START Data excerpt

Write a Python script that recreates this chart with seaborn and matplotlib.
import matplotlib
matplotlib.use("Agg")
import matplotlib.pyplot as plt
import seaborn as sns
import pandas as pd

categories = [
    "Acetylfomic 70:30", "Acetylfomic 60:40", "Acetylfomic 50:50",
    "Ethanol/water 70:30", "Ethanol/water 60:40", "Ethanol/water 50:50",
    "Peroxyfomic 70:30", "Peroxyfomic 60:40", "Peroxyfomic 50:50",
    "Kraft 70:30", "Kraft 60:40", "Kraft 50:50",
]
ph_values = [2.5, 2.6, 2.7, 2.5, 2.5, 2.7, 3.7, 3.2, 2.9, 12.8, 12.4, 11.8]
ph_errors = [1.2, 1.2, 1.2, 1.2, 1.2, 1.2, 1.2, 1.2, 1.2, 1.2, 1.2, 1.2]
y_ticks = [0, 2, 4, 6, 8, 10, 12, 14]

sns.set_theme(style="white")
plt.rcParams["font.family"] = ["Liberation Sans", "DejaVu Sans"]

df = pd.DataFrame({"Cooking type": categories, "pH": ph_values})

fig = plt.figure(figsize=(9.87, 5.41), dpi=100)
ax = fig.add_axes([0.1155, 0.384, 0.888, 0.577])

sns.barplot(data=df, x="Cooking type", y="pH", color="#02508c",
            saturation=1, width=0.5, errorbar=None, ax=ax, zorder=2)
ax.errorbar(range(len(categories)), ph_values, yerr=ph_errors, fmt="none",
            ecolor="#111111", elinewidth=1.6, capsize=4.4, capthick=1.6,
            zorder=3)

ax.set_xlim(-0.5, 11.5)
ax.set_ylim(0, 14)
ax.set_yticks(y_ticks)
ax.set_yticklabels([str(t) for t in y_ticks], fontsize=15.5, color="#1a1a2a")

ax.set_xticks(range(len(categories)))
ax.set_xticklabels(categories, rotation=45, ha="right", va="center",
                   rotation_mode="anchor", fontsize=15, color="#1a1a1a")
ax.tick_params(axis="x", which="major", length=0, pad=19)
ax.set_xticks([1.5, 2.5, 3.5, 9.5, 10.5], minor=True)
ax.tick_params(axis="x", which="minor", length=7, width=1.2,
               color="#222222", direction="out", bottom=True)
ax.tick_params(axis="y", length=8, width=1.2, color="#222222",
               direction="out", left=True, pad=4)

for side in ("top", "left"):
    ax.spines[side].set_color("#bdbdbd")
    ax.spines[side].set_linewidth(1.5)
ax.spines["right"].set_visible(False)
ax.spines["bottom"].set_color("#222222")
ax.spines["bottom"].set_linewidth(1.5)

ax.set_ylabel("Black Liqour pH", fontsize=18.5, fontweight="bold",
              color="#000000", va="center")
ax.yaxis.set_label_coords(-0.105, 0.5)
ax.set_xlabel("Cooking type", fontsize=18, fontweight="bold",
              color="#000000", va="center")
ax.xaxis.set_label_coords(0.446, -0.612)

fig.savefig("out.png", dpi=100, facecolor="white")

END Data excerpt

Scan the data above; copy every line where "matplotlib" appears.

Write a Python script that recreates this chart with seaborn and matplotlib.
import matplotlib
matplotlib.use("Agg")
import matplotlib.pyplot as plt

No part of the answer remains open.